> **DATASET EXTRACT**:
************

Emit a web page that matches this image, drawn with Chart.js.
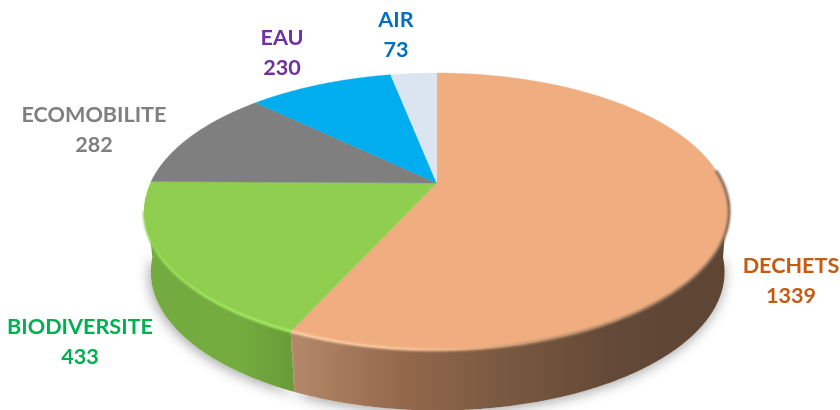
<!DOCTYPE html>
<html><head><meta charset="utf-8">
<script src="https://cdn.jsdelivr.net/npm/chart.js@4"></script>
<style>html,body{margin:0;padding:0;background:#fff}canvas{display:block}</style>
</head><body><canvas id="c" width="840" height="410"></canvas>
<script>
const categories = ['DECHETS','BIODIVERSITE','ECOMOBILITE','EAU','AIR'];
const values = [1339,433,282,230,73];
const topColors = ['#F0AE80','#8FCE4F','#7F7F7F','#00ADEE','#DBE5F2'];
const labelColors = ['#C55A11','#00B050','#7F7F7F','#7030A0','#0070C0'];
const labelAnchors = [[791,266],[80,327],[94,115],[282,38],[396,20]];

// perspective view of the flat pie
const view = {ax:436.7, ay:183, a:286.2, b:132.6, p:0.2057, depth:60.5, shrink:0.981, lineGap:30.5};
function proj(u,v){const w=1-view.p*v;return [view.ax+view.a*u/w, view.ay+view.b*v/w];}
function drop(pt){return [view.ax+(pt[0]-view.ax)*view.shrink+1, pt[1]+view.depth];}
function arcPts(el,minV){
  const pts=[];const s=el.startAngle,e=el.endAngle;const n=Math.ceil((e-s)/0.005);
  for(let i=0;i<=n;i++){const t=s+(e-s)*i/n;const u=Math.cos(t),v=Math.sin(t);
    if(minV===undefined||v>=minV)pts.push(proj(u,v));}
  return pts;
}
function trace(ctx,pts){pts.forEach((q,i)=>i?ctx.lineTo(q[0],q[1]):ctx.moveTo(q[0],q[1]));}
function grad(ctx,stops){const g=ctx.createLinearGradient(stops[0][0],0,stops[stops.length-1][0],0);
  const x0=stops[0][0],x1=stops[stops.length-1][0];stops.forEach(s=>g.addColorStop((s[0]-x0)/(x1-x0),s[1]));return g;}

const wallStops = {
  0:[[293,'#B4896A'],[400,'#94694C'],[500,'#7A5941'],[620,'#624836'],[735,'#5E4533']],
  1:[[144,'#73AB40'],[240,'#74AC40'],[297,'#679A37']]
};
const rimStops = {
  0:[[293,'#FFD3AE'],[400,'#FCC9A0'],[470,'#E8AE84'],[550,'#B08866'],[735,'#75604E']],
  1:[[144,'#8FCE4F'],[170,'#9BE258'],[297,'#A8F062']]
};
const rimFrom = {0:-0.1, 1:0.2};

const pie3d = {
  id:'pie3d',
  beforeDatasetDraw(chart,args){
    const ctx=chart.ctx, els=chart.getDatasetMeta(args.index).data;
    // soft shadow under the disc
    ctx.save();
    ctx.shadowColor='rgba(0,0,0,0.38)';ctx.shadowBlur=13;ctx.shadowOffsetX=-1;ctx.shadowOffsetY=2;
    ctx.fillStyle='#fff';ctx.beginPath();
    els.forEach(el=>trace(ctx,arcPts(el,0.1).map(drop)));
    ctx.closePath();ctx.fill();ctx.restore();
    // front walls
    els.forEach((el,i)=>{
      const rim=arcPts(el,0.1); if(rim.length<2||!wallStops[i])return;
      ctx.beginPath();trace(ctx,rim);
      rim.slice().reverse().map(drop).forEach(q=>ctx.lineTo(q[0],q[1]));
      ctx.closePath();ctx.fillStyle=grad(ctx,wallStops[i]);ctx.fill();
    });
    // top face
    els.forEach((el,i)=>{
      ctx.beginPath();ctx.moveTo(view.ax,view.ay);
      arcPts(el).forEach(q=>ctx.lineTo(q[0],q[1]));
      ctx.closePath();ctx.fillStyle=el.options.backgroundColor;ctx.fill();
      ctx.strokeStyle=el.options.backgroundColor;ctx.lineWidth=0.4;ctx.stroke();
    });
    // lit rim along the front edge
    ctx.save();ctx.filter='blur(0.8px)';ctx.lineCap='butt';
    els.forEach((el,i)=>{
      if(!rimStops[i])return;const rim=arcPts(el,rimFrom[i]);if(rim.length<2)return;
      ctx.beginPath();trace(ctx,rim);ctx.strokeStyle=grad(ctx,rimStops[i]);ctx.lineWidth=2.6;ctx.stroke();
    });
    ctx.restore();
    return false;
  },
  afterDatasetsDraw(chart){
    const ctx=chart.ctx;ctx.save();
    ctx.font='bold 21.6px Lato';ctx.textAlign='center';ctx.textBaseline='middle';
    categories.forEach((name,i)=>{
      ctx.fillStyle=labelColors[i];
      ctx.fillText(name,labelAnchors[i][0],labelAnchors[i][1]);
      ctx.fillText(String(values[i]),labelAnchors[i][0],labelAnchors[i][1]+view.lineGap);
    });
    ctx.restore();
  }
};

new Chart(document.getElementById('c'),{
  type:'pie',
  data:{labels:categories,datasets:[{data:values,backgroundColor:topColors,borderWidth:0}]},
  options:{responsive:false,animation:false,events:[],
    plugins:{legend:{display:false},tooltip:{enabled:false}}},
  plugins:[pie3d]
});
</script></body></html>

************

> **INSTRUCTIONS TO FOLLOW**:
Give an exact reproduction of every line, leaving out any picture.

> **ANSWER BELOW**:
Emit a web page that matches this image, drawn with Chart.js.
<!DOCTYPE html>
<html><head><meta charset="utf-8">
<script src="https://cdn.jsdelivr.net/npm/chart.js@4"></script>
<style>html,body{margin:0;padding:0;background:#fff}canvas{display:block}</style>
</head><body><canvas id="c" width="840" height="410"></canvas>
<script>
const categories = ['DECHETS','BIODIVERSITE','ECOMOBILITE','EAU','AIR'];
const values = [1339,433,282,230,73];
const topColors = ['#F0AE80','#8FCE4F','#7F7F7F','#00ADEE','#DBE5F2'];
const labelColors = ['#C55A11','#00B050','#7F7F7F','#7030A0','#0070C0'];
const labelAnchors = [[791,266],[80,327],[94,115],[282,38],[396,20]];

// perspective view of the flat pie
const view = {ax:436.7, ay:183, a:286.2, b:132.6, p:0.2057, depth:60.5, shrink:0.981, lineGap:30.5};
function proj(u,v){const w=1-view.p*v;return [view.ax+view.a*u/w, view.ay+view.b*v/w];}
function drop(pt){return [view.ax+(pt[0]-view.ax)*view.shrink+1, pt[1]+view.depth];}
function arcPts(el,minV){
  const pts=[];const s=el.startAngle,e=el.endAngle;const n=Math.ceil((e-s)/0.005);
  for(let i=0;i<=n;i++){const t=s+(e-s)*i/n;const u=Math.cos(t),v=Math.sin(t);
    if(minV===undefined||v>=minV)pts.push(proj(u,v));}
  return pts;
}
function trace(ctx,pts){pts.forEach((q,i)=>i?ctx.lineTo(q[0],q[1]):ctx.moveTo(q[0],q[1]));}
function grad(ctx,stops){const g=ctx.createLinearGradient(stops[0][0],0,stops[stops.length-1][0],0);
  const x0=stops[0][0],x1=stops[stops.length-1][0];stops.forEach(s=>g.addColorStop((s[0]-x0)/(x1-x0),s[1]));return g;}

const wallStops = {
  0:[[293,'#B4896A'],[400,'#94694C'],[500,'#7A5941'],[620,'#624836'],[735,'#5E4533']],
  1:[[144,'#73AB40'],[240,'#74AC40'],[297,'#679A37']]
};
const rimStops = {
  0:[[293,'#FFD3AE'],[400,'#FCC9A0'],[470,'#E8AE84'],[550,'#B08866'],[735,'#75604E']],
  1:[[144,'#8FCE4F'],[170,'#9BE258'],[297,'#A8F062']]
};
const rimFrom = {0:-0.1, 1:0.2};

const pie3d = {
  id:'pie3d',
  beforeDatasetDraw(chart,args){
    const ctx=chart.ctx, els=chart.getDatasetMeta(args.index).data;
    // soft shadow under the disc
    ctx.save();
    ctx.shadowColor='rgba(0,0,0,0.38)';ctx.shadowBlur=13;ctx.shadowOffsetX=-1;ctx.shadowOffsetY=2;
    ctx.fillStyle='#fff';ctx.beginPath();
    els.forEach(el=>trace(ctx,arcPts(el,0.1).map(drop)));
    ctx.closePath();ctx.fill();ctx.restore();
    // front walls
    els.forEach((el,i)=>{
      const rim=arcPts(el,0.1); if(rim.length<2||!wallStops[i])return;
      ctx.beginPath();trace(ctx,rim);
      rim.slice().reverse().map(drop).forEach(q=>ctx.lineTo(q[0],q[1]));
      ctx.closePath();ctx.fillStyle=grad(ctx,wallStops[i]);ctx.fill();
    });
    // top face
    els.forEach((el,i)=>{
      ctx.beginPath();ctx.moveTo(view.ax,view.ay);
      arcPts(el).forEach(q=>ctx.lineTo(q[0],q[1]));
      ctx.closePath();ctx.fillStyle=el.options.backgroundColor;ctx.fill();
      ctx.strokeStyle=el.options.backgroundColor;ctx.lineWidth=0.4;ctx.stroke();
    });
    // lit rim along the front edge
    ctx.save();ctx.filter='blur(0.8px)';ctx.lineCap='butt';
    els.forEach((el,i)=>{
      if(!rimStops[i])return;const rim=arcPts(el,rimFrom[i]);if(rim.length<2)return;
      ctx.beginPath();trace(ctx,rim);ctx.strokeStyle=grad(ctx,rimStops[i]);ctx.lineWidth=2.6;ctx.stroke();
    });
    ctx.restore();
    return false;
  },
  afterDatasetsDraw(chart){
    const ctx=chart.ctx;ctx.save();
    ctx.font='bold 21.6px Lato';ctx.textAlign='center';ctx.textBaseline='middle';
    categories.forEach((name,i)=>{
      ctx.fillStyle=labelColors[i];
      ctx.fillText(name,labelAnchors[i][0],labelAnchors[i][1]);
      ctx.fillText(String(values[i]),labelAnchors[i][0],labelAnchors[i][1]+view.lineGap);
    });
    ctx.restore();
  }
};

new Chart(document.getElementById('c'),{
  type:'pie',
  data:{labels:categories,datasets:[{data:values,backgroundColor:topColors,borderWidth:0}]},
  options:{responsive:false,animation:false,events:[],
    plugins:{legend:{display:false},tooltip:{enabled:false}}},
  plugins:[pie3d]
});
</script></body></html>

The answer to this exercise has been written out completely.